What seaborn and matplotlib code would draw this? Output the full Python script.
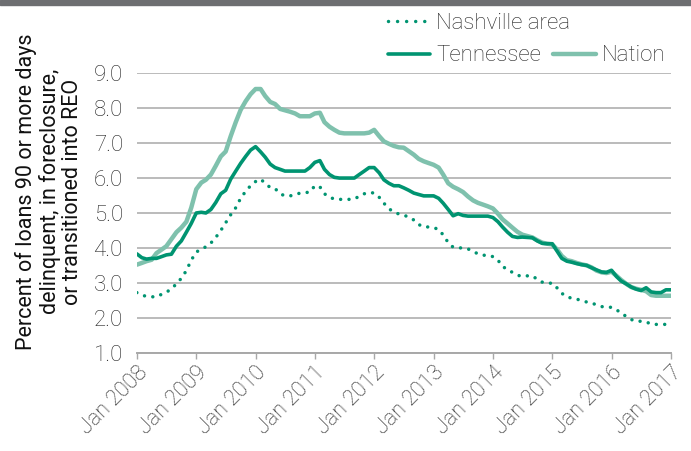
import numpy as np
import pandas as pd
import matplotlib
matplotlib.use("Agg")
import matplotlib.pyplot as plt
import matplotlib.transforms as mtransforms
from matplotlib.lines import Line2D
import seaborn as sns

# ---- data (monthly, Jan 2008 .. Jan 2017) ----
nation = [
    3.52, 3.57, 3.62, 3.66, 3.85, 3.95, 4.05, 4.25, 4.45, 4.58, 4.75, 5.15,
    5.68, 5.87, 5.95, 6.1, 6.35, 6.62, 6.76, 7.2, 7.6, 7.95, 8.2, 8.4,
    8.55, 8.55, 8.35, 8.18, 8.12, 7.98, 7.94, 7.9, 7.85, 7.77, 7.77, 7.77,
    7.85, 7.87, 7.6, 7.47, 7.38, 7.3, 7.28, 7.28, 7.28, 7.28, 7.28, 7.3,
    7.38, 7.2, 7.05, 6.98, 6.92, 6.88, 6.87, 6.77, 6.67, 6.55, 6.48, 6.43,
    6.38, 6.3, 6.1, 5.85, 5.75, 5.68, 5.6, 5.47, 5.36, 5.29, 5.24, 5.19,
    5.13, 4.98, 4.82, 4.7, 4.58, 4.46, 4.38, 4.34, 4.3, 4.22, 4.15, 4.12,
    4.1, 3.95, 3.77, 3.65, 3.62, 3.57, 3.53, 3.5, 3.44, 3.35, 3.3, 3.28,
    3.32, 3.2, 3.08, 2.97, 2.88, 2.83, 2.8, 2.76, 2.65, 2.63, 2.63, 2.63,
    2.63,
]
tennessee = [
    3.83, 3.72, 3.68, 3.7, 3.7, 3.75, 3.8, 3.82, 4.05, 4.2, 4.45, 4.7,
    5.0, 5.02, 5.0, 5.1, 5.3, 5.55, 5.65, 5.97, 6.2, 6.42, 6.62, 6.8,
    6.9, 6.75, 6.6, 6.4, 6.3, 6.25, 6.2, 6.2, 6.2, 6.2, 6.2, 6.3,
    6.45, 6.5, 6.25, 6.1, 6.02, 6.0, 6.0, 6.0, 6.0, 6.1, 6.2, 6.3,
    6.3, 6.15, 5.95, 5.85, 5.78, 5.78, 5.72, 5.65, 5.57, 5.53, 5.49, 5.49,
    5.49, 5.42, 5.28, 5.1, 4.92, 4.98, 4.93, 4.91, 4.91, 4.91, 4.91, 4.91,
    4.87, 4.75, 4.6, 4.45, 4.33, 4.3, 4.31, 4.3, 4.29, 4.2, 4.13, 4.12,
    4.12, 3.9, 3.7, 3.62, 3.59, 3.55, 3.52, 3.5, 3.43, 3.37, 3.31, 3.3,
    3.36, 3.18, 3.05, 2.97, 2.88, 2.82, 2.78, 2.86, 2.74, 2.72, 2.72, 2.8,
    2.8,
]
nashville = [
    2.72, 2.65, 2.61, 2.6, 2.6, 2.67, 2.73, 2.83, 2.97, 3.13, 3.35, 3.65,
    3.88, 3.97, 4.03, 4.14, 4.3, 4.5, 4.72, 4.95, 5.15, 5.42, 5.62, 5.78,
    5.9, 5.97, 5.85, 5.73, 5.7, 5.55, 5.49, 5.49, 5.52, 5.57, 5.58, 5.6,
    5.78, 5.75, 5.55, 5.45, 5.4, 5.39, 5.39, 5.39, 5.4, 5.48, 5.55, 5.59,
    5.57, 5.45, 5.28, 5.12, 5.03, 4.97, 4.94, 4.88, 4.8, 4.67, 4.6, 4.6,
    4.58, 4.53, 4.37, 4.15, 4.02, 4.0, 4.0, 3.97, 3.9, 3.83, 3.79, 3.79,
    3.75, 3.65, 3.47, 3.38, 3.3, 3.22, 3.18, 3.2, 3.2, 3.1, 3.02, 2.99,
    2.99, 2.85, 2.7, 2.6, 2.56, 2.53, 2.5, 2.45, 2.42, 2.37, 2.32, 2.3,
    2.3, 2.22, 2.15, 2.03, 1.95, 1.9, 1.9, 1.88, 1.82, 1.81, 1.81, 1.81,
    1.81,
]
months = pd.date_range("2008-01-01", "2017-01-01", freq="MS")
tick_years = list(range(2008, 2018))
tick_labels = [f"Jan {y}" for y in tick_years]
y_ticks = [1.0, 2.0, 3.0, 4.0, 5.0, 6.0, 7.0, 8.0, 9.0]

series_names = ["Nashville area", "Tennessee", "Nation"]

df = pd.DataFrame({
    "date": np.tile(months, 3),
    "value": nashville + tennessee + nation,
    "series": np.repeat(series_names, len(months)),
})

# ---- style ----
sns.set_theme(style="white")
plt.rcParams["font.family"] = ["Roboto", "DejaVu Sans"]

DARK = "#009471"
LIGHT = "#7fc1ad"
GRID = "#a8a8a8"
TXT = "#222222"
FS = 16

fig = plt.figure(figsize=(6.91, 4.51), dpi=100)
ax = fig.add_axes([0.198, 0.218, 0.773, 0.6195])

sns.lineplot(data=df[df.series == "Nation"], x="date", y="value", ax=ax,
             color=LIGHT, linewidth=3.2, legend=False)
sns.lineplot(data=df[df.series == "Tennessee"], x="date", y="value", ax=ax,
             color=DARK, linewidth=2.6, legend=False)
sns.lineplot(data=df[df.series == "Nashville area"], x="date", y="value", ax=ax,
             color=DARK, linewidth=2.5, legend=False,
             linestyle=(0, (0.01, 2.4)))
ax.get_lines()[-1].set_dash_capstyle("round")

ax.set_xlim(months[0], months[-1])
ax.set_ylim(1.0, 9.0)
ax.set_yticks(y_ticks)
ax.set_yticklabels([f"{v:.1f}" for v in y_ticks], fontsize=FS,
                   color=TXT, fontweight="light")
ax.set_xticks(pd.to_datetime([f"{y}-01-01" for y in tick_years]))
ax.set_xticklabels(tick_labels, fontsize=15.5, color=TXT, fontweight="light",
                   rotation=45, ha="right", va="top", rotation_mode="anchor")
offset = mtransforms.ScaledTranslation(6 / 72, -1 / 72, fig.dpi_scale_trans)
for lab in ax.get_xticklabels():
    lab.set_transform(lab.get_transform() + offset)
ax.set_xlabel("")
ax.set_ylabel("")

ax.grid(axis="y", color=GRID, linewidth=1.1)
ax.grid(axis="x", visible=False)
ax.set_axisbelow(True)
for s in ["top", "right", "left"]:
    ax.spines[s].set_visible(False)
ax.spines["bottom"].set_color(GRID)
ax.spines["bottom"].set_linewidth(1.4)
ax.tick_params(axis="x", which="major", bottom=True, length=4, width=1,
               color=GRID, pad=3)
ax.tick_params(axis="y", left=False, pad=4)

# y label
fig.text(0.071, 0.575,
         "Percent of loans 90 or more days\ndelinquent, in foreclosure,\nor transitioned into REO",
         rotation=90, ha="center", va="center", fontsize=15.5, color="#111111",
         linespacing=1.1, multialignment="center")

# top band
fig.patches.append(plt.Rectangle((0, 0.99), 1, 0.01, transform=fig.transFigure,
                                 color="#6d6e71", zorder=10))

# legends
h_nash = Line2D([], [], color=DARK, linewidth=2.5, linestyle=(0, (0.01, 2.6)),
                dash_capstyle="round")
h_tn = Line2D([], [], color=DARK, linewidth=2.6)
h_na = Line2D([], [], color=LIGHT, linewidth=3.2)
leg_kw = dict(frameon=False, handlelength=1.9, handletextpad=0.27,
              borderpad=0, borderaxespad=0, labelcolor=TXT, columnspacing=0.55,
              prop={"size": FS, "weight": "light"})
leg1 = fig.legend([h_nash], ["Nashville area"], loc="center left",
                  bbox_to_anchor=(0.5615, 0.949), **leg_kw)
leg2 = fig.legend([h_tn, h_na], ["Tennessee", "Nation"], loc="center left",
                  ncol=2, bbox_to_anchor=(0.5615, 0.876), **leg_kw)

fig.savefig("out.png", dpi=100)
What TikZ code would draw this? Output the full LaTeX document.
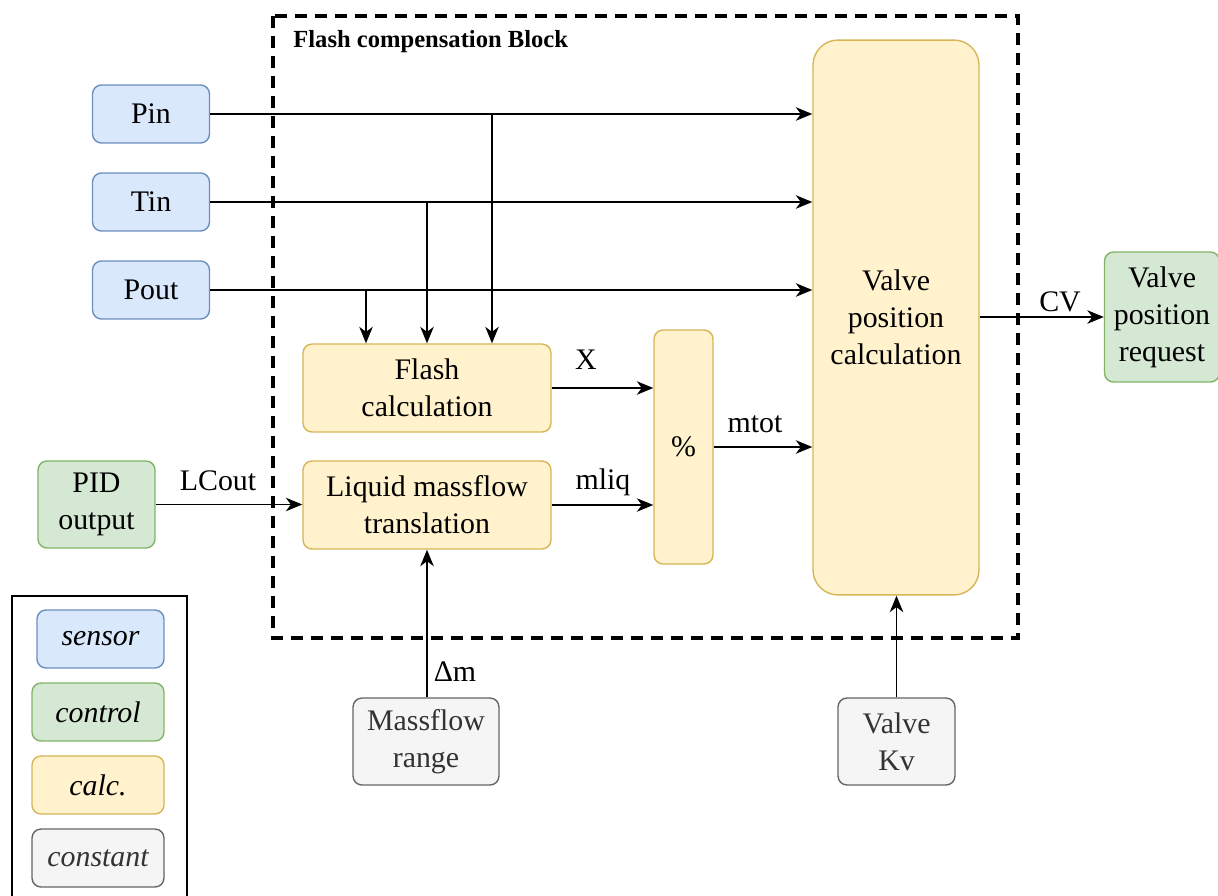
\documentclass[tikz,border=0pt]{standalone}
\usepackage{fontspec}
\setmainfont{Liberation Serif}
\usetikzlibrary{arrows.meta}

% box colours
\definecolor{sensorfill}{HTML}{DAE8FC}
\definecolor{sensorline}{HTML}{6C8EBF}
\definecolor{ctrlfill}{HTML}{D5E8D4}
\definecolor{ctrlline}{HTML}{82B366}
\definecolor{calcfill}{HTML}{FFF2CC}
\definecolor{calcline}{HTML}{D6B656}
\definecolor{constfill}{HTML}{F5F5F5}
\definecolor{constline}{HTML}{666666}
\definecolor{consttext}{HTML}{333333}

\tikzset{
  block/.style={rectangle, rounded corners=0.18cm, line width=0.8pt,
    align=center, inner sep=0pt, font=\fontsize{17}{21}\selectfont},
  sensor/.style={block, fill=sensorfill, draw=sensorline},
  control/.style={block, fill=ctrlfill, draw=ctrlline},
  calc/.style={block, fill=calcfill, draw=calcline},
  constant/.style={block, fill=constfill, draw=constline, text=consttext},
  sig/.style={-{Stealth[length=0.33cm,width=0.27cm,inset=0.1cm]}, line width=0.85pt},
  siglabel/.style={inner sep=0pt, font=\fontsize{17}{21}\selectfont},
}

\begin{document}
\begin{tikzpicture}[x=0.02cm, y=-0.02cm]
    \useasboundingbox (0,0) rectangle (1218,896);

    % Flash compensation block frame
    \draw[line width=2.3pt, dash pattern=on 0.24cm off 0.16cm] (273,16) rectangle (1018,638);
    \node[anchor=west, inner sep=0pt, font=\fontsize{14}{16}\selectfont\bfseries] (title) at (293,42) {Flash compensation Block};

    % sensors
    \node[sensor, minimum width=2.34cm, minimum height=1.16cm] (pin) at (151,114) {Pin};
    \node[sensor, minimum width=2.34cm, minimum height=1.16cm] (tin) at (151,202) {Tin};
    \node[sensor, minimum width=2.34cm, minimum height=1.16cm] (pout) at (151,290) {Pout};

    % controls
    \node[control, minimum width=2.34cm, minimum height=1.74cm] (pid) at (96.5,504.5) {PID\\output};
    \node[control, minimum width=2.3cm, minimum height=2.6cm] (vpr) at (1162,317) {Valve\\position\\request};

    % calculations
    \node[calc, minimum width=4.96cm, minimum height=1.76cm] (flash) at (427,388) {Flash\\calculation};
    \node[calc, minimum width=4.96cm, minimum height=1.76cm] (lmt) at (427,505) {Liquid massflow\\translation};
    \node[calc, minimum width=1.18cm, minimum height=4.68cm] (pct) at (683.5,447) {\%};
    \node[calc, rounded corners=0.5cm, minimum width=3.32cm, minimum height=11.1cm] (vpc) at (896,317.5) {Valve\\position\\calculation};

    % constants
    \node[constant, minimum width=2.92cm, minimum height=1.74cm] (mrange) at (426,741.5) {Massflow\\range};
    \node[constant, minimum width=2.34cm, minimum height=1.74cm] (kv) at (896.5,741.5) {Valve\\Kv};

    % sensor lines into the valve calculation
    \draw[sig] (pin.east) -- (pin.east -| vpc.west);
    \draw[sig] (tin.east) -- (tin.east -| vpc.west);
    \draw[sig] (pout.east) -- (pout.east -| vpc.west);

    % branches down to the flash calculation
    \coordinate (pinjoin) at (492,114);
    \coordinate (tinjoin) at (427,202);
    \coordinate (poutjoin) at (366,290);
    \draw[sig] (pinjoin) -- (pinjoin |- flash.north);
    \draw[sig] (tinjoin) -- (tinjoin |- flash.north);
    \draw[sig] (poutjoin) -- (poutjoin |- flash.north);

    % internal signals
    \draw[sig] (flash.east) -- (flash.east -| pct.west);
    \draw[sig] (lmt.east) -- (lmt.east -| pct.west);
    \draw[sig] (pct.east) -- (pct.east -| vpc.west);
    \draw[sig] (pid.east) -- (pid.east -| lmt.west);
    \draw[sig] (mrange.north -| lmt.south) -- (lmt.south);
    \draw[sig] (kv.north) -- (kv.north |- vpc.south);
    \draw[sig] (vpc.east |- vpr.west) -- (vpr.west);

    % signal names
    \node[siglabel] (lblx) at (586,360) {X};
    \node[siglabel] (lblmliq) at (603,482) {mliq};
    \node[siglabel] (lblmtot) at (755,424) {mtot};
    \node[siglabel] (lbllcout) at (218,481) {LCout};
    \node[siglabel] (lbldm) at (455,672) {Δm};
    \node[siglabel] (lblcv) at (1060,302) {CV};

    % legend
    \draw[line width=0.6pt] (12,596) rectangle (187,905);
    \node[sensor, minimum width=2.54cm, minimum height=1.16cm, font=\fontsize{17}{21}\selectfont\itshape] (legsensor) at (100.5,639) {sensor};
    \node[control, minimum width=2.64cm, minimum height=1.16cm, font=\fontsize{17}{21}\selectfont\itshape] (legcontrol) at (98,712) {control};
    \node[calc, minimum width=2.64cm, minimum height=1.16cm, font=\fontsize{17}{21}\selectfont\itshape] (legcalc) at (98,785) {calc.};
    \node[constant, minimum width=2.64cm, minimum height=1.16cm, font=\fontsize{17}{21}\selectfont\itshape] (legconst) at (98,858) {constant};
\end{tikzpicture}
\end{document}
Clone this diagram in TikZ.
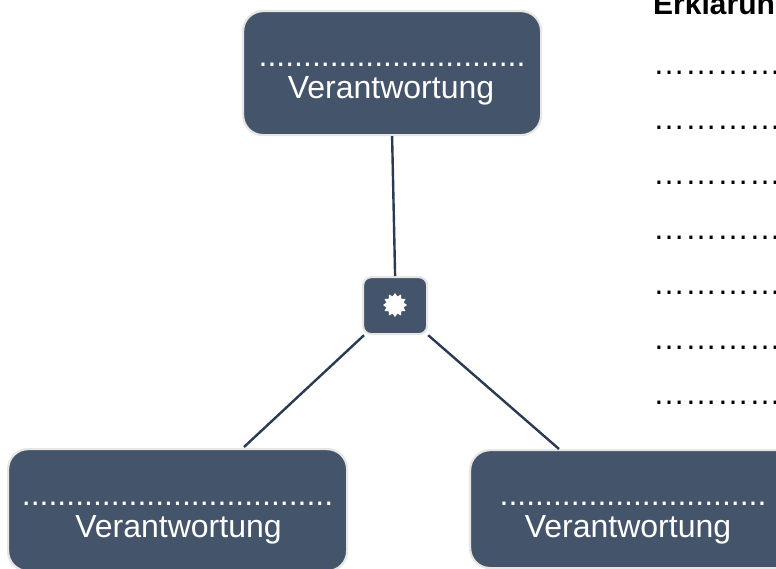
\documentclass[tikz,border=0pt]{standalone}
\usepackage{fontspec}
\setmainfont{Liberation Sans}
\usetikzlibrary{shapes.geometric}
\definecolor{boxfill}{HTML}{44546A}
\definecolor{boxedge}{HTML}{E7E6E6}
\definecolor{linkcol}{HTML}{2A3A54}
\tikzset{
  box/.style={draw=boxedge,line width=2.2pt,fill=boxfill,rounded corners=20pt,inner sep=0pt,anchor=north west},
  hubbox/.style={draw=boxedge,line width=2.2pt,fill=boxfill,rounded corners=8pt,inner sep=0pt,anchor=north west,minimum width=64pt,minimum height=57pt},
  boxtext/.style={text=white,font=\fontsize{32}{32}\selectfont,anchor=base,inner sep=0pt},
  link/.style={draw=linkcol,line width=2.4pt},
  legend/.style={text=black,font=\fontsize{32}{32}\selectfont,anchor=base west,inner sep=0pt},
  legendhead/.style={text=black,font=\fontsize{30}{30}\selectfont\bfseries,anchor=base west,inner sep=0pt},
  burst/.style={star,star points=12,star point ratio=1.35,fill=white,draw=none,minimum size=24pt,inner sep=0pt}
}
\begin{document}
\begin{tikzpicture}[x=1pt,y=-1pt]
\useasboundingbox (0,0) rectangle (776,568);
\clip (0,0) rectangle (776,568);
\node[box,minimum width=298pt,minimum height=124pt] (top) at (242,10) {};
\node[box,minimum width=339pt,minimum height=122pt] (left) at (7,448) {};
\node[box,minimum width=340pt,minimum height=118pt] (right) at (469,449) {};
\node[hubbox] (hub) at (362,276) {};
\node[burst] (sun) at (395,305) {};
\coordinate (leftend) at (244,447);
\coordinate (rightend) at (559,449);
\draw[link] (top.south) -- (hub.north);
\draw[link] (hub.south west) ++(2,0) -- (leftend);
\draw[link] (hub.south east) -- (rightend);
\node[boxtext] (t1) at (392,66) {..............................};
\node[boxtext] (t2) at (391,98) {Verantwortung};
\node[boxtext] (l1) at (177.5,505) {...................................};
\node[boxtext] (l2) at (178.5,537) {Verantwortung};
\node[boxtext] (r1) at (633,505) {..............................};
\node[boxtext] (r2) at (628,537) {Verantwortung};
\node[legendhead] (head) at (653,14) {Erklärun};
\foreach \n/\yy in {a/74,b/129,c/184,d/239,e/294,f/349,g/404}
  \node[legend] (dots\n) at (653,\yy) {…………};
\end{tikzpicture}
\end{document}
* * * *
Transcribe the lines between the one holding "What TikZ code" and the one holding "(title) at (293,42)", inclusive, and leave out any pictures.

What TikZ code would draw this? Output the full LaTeX document.
\documentclass[tikz,border=0pt]{standalone}
\usepackage{fontspec}
\setmainfont{Liberation Serif}
\usetikzlibrary{arrows.meta}

% box colours
\definecolor{sensorfill}{HTML}{DAE8FC}
\definecolor{sensorline}{HTML}{6C8EBF}
\definecolor{ctrlfill}{HTML}{D5E8D4}
\definecolor{ctrlline}{HTML}{82B366}
\definecolor{calcfill}{HTML}{FFF2CC}
\definecolor{calcline}{HTML}{D6B656}
\definecolor{constfill}{HTML}{F5F5F5}
\definecolor{constline}{HTML}{666666}
\definecolor{consttext}{HTML}{333333}

\tikzset{
  block/.style={rectangle, rounded corners=0.18cm, line width=0.8pt,
    align=center, inner sep=0pt, font=\fontsize{17}{21}\selectfont},
  sensor/.style={block, fill=sensorfill, draw=sensorline},
  control/.style={block, fill=ctrlfill, draw=ctrlline},
  calc/.style={block, fill=calcfill, draw=calcline},
  constant/.style={block, fill=constfill, draw=constline, text=consttext},
  sig/.style={-{Stealth[length=0.33cm,width=0.27cm,inset=0.1cm]}, line width=0.85pt},
  siglabel/.style={inner sep=0pt, font=\fontsize{17}{21}\selectfont},
}

\begin{document}
\begin{tikzpicture}[x=0.02cm, y=-0.02cm]
    \useasboundingbox (0,0) rectangle (1218,896);

    % Flash compensation block frame
    \draw[line width=2.3pt, dash pattern=on 0.24cm off 0.16cm] (273,16) rectangle (1018,638);
    \node[anchor=west, inner sep=0pt, font=\fontsize{14}{16}\selectfont\bfseries] (title) at (293,42) {Flash compensation Block};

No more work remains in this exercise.